Records to process:
* * * *
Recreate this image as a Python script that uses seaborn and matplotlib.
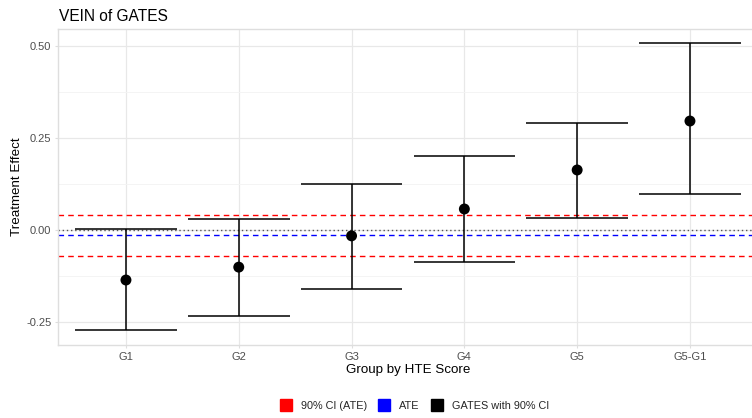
import matplotlib
matplotlib.use("Agg")
import matplotlib.pyplot as plt
from matplotlib.lines import Line2D
from matplotlib.ticker import MultipleLocator
import numpy as np
import pandas as pd
import seaborn as sns

# Group average treatment effects with 90% confidence bounds
groups = ["G1", "G2", "G3", "G4", "G5", "G5-G1"]
estimate = [-0.136, -0.101, -0.016, 0.057, 0.163, 0.296]
lower = [-0.272, -0.234, -0.160, -0.087, 0.032, 0.097]
upper = [0.003, 0.030, 0.125, 0.201, 0.291, 0.509]

# Average treatment effect and its 90% interval
ate = -0.015
ate_lower = -0.071
ate_upper = 0.041

df = pd.DataFrame({"group": groups, "estimate": estimate,
                   "lower": lower, "upper": upper})

sns.set_theme(style="white")
plt.rcParams["font.family"] = ["Liberation Sans", "DejaVu Sans"]

fig = plt.figure(figsize=(7.52, 4.18), dpi=100)
ax = fig.add_axes([0.0775, 0.1754, 0.930, 0.7552])

grid_major = "#e8e8e8"
grid_minor = "#f3f3f3"
border = "#dedede"

# reference lines: zero, ATE and its interval
ax.axhline(0, color="#555555", lw=1.0, ls=(0, (1, 2)), zorder=2)
ax.axhline(ate, color="blue", lw=1.0, ls=(0, (4, 3)), zorder=2)
ax.axhline(ate_lower, color="red", lw=1.0, ls=(0, (4, 3)), zorder=2)
ax.axhline(ate_upper, color="red", lw=1.0, ls=(0, (4, 3)), zorder=2)

# error bars with caps
pos = np.arange(len(df))
ax.vlines(pos, df["lower"], df["upper"], color="black", lw=1.1, zorder=3)
ax.hlines(df["lower"], pos - 0.45, pos + 0.45, color="black", lw=1.1, zorder=3)
ax.hlines(df["upper"], pos - 0.45, pos + 0.45, color="black", lw=1.1, zorder=3)

sns.scatterplot(data=df, x="group", y="estimate", color="black", s=62,
                edgecolor="none", ax=ax, zorder=4, legend=False)

ax.set_xlim(-0.6, len(df) - 0.4)
ax.set_ylim(-0.3117, 0.546)
ax.yaxis.set_major_locator(MultipleLocator(0.25))
ax.yaxis.set_minor_locator(MultipleLocator(0.125))
ax.set_yticks([-0.25, 0.0, 0.25, 0.50])
ax.set_yticklabels(["-0.25", "0.00", "0.25", "0.50"])

ax.grid(which="major", axis="both", color=grid_major, lw=0.9, zorder=0)
ax.grid(which="minor", axis="y", color=grid_minor, lw=0.6, zorder=0)
ax.set_axisbelow(True)
for sp in ax.spines.values():
    sp.set_visible(True)
    sp.set_color(border)
    sp.set_linewidth(1.0)

ax.tick_params(axis="both", which="major", length=2.5, width=0.8,
               color=border, labelsize=8, labelcolor="#4d4d4d", pad=2.5,
               left=True, bottom=True)
ax.tick_params(which="minor", length=0)

ax.set_xlabel("Group by HTE Score", fontsize=9.6, color="black", labelpad=2)
ax.set_ylabel("")
fig.text(17 / 752, 1 - 187 / 418, "Treatment Effect", rotation=90,
         ha="center", va="center", fontsize=9.6, color="black")

fig.text(59 / 752, 1 - 21 / 418, "VEIN of GATES", ha="left",
         va="baseline", fontsize=11.2, color="black")

handles = [
    Line2D([], [], marker="s", ls="none", color="red", markersize=8),
    Line2D([], [], marker="s", ls="none", color="blue", markersize=8),
    Line2D([], [], marker="s", ls="none", color="black", markersize=8),
]
fig.legend(handles, ["90% CI (ATE)", "ATE", "GATES with 90% CI"],
           loc="center", bbox_to_anchor=(415 / 752, 1 - 406 / 418),
           ncol=3, frameon=False, fontsize=7.8, handletextpad=0.9,
           columnspacing=1.1, handlelength=1.0)

fig.savefig("out.png", dpi=100)
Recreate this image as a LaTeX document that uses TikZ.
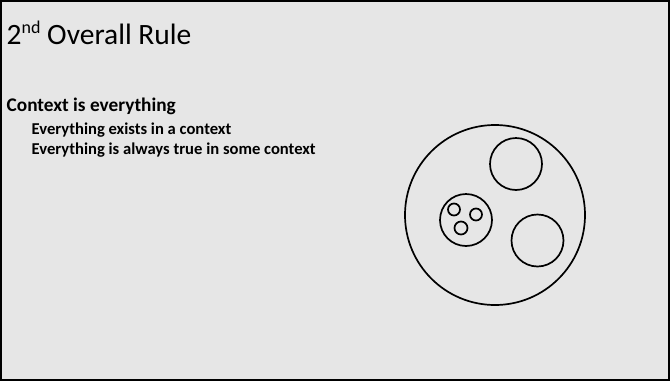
\documentclass[tikz,border=0pt]{standalone}
\usepackage{fontspec}
\setmainfont{Carlito}
\definecolor{slidebg}{HTML}{E6E6E6}
\newcommand{\supnd}{\raisebox{0.36em}{\fontsize{18}{18}\selectfont nd}}
\begin{document}
\begin{tikzpicture}[x=1pt,y=-1pt,
  ring/.style={circle,draw=black,line width=1.7pt,inner sep=0pt,minimum size=#1},
  title/.style={anchor=base west,inner sep=0pt,font=\fontsize{29.5}{34}\selectfont},
  lvlone/.style={anchor=base west,inner sep=0pt,font=\fontsize{19.3}{22}\selectfont\bfseries},
  lvltwo/.style={anchor=base west,inner sep=0pt,font=\fontsize{16.6}{19}\selectfont\bfseries}]
\useasboundingbox (0,0) rectangle (670,381);
\fill[slidebg] (0,0) rectangle (670,381);
\draw[line width=2pt] (1,1) rectangle (669,380);
\node[title] (t) at (6.5,44.5) {2\supnd{} Overall Rule};
\node[lvlone] (l1) at (6.5,111.5) {Context is everything};
\node[lvltwo] (l2) at (31.5,134) {Everything exists in a context};
\node[lvltwo] (l3) at (31.5,154.5) {Everything is always true in some context};
\node[ring=180pt] (big) at (495,215) {};
\node[ring=52pt] (top) at (516,164) {};
\node[ring=52pt] (right) at (537.5,240.5) {};
\node[ring=52pt] (group) at (466,220) {};
\node[ring=12pt] (s1) at (454,209.5) {};
\node[ring=12pt] (s2) at (476,214.5) {};
\node[ring=13pt] (s3) at (461,228) {};
\end{tikzpicture}
\end{document}
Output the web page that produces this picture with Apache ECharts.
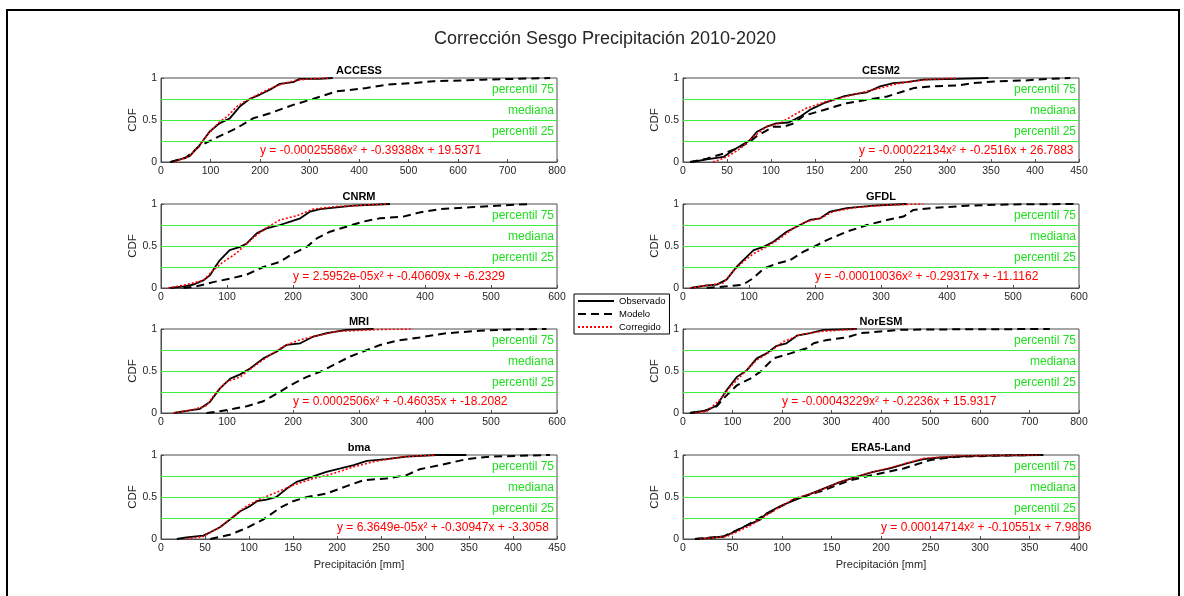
<!DOCTYPE html>
<html><head><meta charset="utf-8">
<script src="https://cdn.jsdelivr.net/npm/echarts/dist/echarts.min.js"></script>
<style>html,body{margin:0;padding:0;background:#fff}#c{width:1184px;height:596px}</style>
</head><body><div id="c"></div>
<script>
// ---------------- DATA ----------------
const mainTitle = 'Corrección Sesgo Precipitación 2010-2020';
const panelNames = ['ACCESS', 'CESM2', 'CNRM', 'GFDL', 'MRI', 'NorESM', 'bma', 'ERA5-Land'];
const xMaxes = [800, 450, 600, 600, 600, 800, 450, 400];
const xSteps = [100, 50, 100, 100, 100, 100, 50, 50];
const equations = [
  'y = -0.00025586x² + -0.39388x + 19.5371',
  'y = -0.00022134x² + -0.2516x + 26.7883',
  'y = 2.5952e-05x² + -0.40609x + -6.2329',
  'y = -0.00010036x² + -0.29317x + -11.1162',
  'y = 0.0002506x² + -0.46035x + -18.2082',
  'y = -0.00043229x² + -0.2236x + 15.9317',
  'y = 6.3649e-05x² + -0.30947x + -3.3058',
  'y = 0.00014714x² + -0.10551x + 7.9836'
];
const percentileLevels = [0.25, 0.5, 0.75];
const percentileLabels = ['percentil 25', 'mediana', 'percentil 75'];
const legendNames = ['Observado', 'Modelo', 'Corregido'];

const accessObs = [[18,0],[38,0.03],[58,0.07],[78,0.2],[98,0.36],[118,0.46],[139,0.52],[159,0.66],[179,0.75],[199,0.8],[220,0.86],[240,0.93],[267,0.95],[280,0.99],[320,0.99],[347,1]];
const accessMod = [[20,0],[50,0.05],[78,0.19],[112,0.29],[152,0.4],[186,0.52],[220,0.58],[267,0.68],[307,0.75],[354,0.84],[415,0.88],[455,0.92],[509,0.94],[550,0.96],[650,0.98],[786,1]];
const accessCor = [[28,0],[35,0.02],[55,0.06],[75,0.18],[95,0.33],[115,0.46],[135,0.55],[155,0.67],[175,0.74],[195,0.8],[215,0.86],[240,0.92],[270,0.97],[300,0.99],[340,1]];

const cesm2Obs = [[10,0],[27,0.03],[46,0.06],[57,0.14],[65,0.19],[76,0.26],[84,0.36],[95,0.42],[106,0.46],[120,0.47],[133,0.54],[144,0.62],[160,0.7],[171,0.74],[182,0.78],[197,0.81],[209,0.83],[224,0.9],[239,0.94],[254,0.95],[273,0.98],[311,0.99],[347,1]];
const cesm2Mod = [[8,0],[27,0.04],[46,0.1],[61,0.16],[76,0.24],[84,0.31],[103,0.42],[114,0.42],[126,0.46],[137,0.55],[160,0.62],[186,0.7],[209,0.74],[232,0.78],[250,0.84],[262,0.88],[281,0.9],[311,0.91],[330,0.94],[357,0.96],[387,0.97],[417,0.99],[440,1]];
const cesm2Cor = [[34,0],[50,0.06],[65,0.16],[80,0.3],[95,0.42],[110,0.46],[126,0.56],[140,0.64],[163,0.72],[186,0.78],[216,0.86],[247,0.94],[277,0.98],[311,1]];

const cnrmObs = [[14,0],[34,0.02],[49,0.04],[64,0.09],[74,0.15],[82,0.25],[89,0.33],[104,0.45],[120,0.49],[130,0.53],[145,0.65],[160,0.71],[180,0.75],[196,0.79],[211,0.83],[226,0.91],[241,0.94],[266,0.96],[292,0.98],[347,1]];
const cnrmMod = [[34,0],[54,0.02],[79,0.07],[104,0.11],[130,0.16],[155,0.25],[180,0.31],[200,0.41],[221,0.49],[236,0.59],[256,0.67],[281,0.73],[306,0.79],[332,0.83],[367,0.85],[392,0.9],[423,0.94],[468,0.96],[509,0.98],[559,1]];
const cnrmCor = [[11,0],[39,0.04],[64,0.09],[79,0.21],[94,0.31],[110,0.39],[125,0.49],[140,0.6],[160,0.72],[180,0.81],[206,0.86],[231,0.94],[266,0.97],[317,0.99],[342,1]];

const gfdlObs = [[11,0],[36,0.03],[51,0.04],[66,0.1],[81,0.25],[91,0.33],[107,0.45],[122,0.49],[137,0.55],[157,0.67],[172,0.73],[192,0.81],[208,0.83],[223,0.91],[248,0.95],[289,0.98],[339,1]];
const gfdlMod = [[36,0],[66,0.02],[91,0.04],[107,0.12],[122,0.23],[142,0.29],[162,0.33],[182,0.43],[198,0.49],[218,0.57],[248,0.67],[279,0.75],[309,0.81],[334,0.85],[349,0.93],[375,0.95],[430,0.98],[491,0.995],[597,1]];
const gfdlCor = [[11,0],[36,0.03],[61,0.06],[76,0.2],[91,0.31],[107,0.41],[127,0.49],[147,0.59],[167,0.71],[187,0.79],[208,0.83],[228,0.91],[263,0.96],[313,0.99],[364,1]];

const mriObs = [[19,0],[39,0.025],[59,0.05],[74,0.13],[89,0.29],[105,0.41],[120,0.46],[135,0.53],[155,0.65],[175,0.73],[190,0.81],[211,0.83],[231,0.91],[251,0.95],[281,0.99],[322,1]];
const mriMod = [[69,0],[89,0.02],[110,0.05],[130,0.08],[155,0.14],[180,0.25],[196,0.33],[221,0.43],[241,0.49],[261,0.57],[286,0.67],[312,0.75],[332,0.81],[357,0.86],[392,0.9],[433,0.95],[483,0.98],[534,0.996],[584,1]];
const mriCor = [[19,0],[49,0.04],[69,0.09],[84,0.25],[99,0.37],[120,0.43],[140,0.55],[165,0.69],[185,0.79],[206,0.86],[231,0.91],[266,0.97],[332,0.995],[382,1]];

const noresmObs = [[14,0],[48,0.03],[68,0.09],[88,0.27],[109,0.43],[129,0.51],[149,0.65],[169,0.71],[189,0.8],[209,0.83],[230,0.92],[257,0.95],[284,0.99],[351,1]];
const noresmMod = [[14,0],[41,0.02],[68,0.08],[88,0.21],[109,0.33],[136,0.41],[156,0.49],[183,0.65],[217,0.71],[250,0.77],[264,0.83],[291,0.87],[331,0.9],[358,0.95],[398,0.97],[438,0.99],[519,0.995],[741,1]];
const noresmCor = [[24,0],[48,0.02],[75,0.16],[95,0.31],[122,0.47],[149,0.63],[176,0.73],[203,0.85],[236,0.93],[277,0.97],[351,1]];

const bmaObs = [[18,0],[29,0.02],[48,0.04],[56,0.08],[67,0.14],[78,0.23],[90,0.33],[101,0.39],[109,0.45],[120,0.47],[131,0.5],[143,0.6],[154,0.68],[166,0.72],[177,0.76],[188,0.8],[204,0.84],[219,0.88],[234,0.93],[256,0.95],[279,0.98],[313,1],[347,1]];
const bmaMod = [[56,0],[78,0.05],[97,0.13],[116,0.23],[135,0.37],[150,0.45],[166,0.5],[188,0.54],[211,0.63],[230,0.7],[256,0.72],[279,0.76],[294,0.83],[317,0.88],[347,0.95],[373,0.98],[408,0.99],[442,1]];
const bmaCor = [[29,0],[48,0.03],[67,0.14],[82,0.27],[97,0.39],[113,0.48],[128,0.54],[150,0.64],[173,0.72],[196,0.78],[219,0.86],[242,0.92],[275,0.98],[313,1]];

const era5Obs = [[12,0],[24,0.01],[41,0.03],[51,0.08],[64,0.16],[78,0.23],[85,0.31],[98,0.39],[112,0.46],[125,0.52],[142,0.6],[159,0.68],[175,0.74],[192,0.8],[209,0.84],[226,0.9],[243,0.95],[260,0.97],[293,0.99],[364,1]];
const era5Mod = [[12,0],[41,0.03],[64,0.16],[85,0.3],[112,0.47],[142,0.58],[169,0.7],[199,0.78],[223,0.84],[250,0.94],[277,0.98],[327,0.995],[361,1]];
const era5Cor = [[17,0],[44,0.03],[68,0.16],[88,0.31],[112,0.48],[135,0.56],[159,0.68],[186,0.78],[213,0.86],[243,0.96],[277,0.99],[361,1]];

const observedSets = [accessObs, cesm2Obs, cnrmObs, gfdlObs, mriObs, noresmObs, bmaObs, era5Obs];
const modelSets = [accessMod, cesm2Mod, cnrmMod, gfdlMod, mriMod, noresmMod, bmaMod, era5Mod];
const correctedSets = [accessCor, cesm2Cor, cnrmCor, gfdlCor, mriCor, noresmCor, bmaCor, era5Cor];

// ---------------- LAYOUT / STYLE ----------------
const FONT = '"Liberation Sans", Arial, Helvetica, sans-serif';
const AX = '#4d4d4d';
const TXT = '#262626';
const GREEN_LINE = '#3df03d';
const GREEN_TEXT = '#1fe01f';
const colLefts = [161, 683];
const rowTops = [78, 204, 329, 455];
const GW = 396, GH = 84;
const EQ_X = 200, EQ_Y = 0.135;

const grids = [], xAxes = [], yAxes = [], series = [];
const titles = [{
  text: mainTitle, left: 600, top: 25, textAlign: 'center',
  textStyle: { fontSize: 18, fontWeight: 'normal', color: TXT, fontFamily: FONT }
}];

panelNames.forEach((name, i) => {
  const left = colLefts[i % 2];
  const top = rowTops[Math.floor(i / 2)];
  const bottomRow = Math.floor(i / 2) === 3;
  grids.push({ left: left, top: top, width: GW, height: GH, show: true, borderColor: AX, borderWidth: 1, backgroundColor: '#fff' });
  titles.push({
    text: name, left: left + GW / 2, top: top - 14, textAlign: 'center', padding: 0,
    textStyle: { fontSize: 11, fontWeight: 'bold', color: '#000', fontFamily: FONT, lineHeight: 13 }
  });
  xAxes.push({
    gridIndex: i, type: 'value', min: 0, max: xMaxes[i], interval: xSteps[i],
    axisLine: { show: true, onZero: false, lineStyle: { color: AX, width: 1 } },
    axisTick: { show: true, inside: true, length: 3, lineStyle: { color: AX } },
    axisLabel: { fontSize: 10.5, color: TXT, margin: 4, fontFamily: FONT },
    splitLine: { show: false },
    name: bottomRow ? 'Precipitación [mm]' : '',
    nameLocation: 'middle', nameGap: 20,
    nameTextStyle: { fontSize: 11, color: TXT, fontFamily: FONT }
  });
  yAxes.push({
    gridIndex: i, type: 'value', min: 0, max: 1, interval: 0.5,
    axisLine: { show: true, onZero: false, lineStyle: { color: AX, width: 1 } },
    axisTick: { show: true, inside: true, length: 3, lineStyle: { color: AX } },
    axisLabel: { fontSize: 10.5, color: TXT, margin: 4, fontFamily: FONT },
    splitLine: { show: false },
    name: 'CDF', nameLocation: 'middle', nameRotate: 90, nameGap: 13,
    nameTextStyle: { fontSize: 11.5, color: TXT, fontFamily: FONT }
  });
  // helper series carrying the percentile lines and the fit equation
  series.push({
    type: 'line', xAxisIndex: i, yAxisIndex: i, data: observedSets[i], symbol: 'none', silent: true,
    lineStyle: { opacity: 0 }, z: 1,
    markLine: {
      silent: true, symbol: ['none', 'none'], animation: false,
      lineStyle: { color: GREEN_LINE, width: 1, type: 'solid' },
      label: { show: true, position: 'insideEndTop', color: GREEN_TEXT, fontSize: 12, fontFamily: FONT, distance: [3, 3] },
      emphasis: { disabled: true },
      data: percentileLevels.map((v, k) => ({ yAxis: v, label: { formatter: percentileLabels[k] } }))
    },
    markPoint: {
      silent: true, symbol: 'circle', symbolSize: 0, animation: false,
      itemStyle: { color: 'transparent' },
      label: { show: true, position: 'right', distance: 0, color: '#ff0000', fontSize: 12, fontFamily: FONT, formatter: equations[i] },
      data: [{ coord: [EQ_X, EQ_Y] }]
    }
  });
  series.push({
    name: legendNames[0], type: 'line', xAxisIndex: i, yAxisIndex: i, data: observedSets[i],
    symbol: 'none', z: 3, lineStyle: { color: '#000', width: 1.8, type: 'solid' }, itemStyle: { color: '#000' }
  });
  series.push({
    name: legendNames[1], type: 'line', xAxisIndex: i, yAxisIndex: i, data: modelSets[i],
    symbol: 'none', z: 3, lineStyle: { color: '#000', width: 2, type: [8, 5] }, itemStyle: { color: '#000' }
  });
  series.push({
    name: legendNames[2], type: 'line', xAxisIndex: i, yAxisIndex: i, data: correctedSets[i],
    symbol: 'none', z: 4, lineStyle: { color: '#ff0000', width: 1.6, type: [2, 2] }, itemStyle: { color: '#ff0000' }
  });
});

const option = {
  backgroundColor: '#fff',
  animation: false,
  title: titles,
  grid: grids,
  xAxis: xAxes,
  yAxis: yAxes,
  series: series,
  legend: {
    data: legendNames, orient: 'vertical', left: 574, top: 294,
    itemWidth: 36, itemHeight: 10, itemGap: 3, padding: [2, 4, 2, 3],
    borderColor: '#000', borderWidth: 1, backgroundColor: '#fff', borderRadius: 0,
    selectedMode: false,
    itemStyle: { color: 'rgba(0,0,0,0)', borderColor: 'rgba(0,0,0,0)', borderWidth: 0, opacity: 0 },
    textStyle: { fontSize: 9.5, color: '#000', fontFamily: FONT }
  },
  graphic: [{
    type: 'rect', silent: true, z: 100,
    shape: { x: 7, y: 10, width: 1172, height: 600 },
    style: { fill: 'none', stroke: '#000', lineWidth: 2 }
  }]
};

const chart = echarts.init(document.getElementById('c'), null, { renderer: 'canvas' });
chart.setOption(option);
</script>
</body></html>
* * * *
Given task: Copy all lines above containing the string "that".

Answer below:
Recreate this image as a Python script that uses seaborn and matplotlib.
Recreate this image as a LaTeX document that uses TikZ.
Output the web page that produces this picture with Apache ECharts.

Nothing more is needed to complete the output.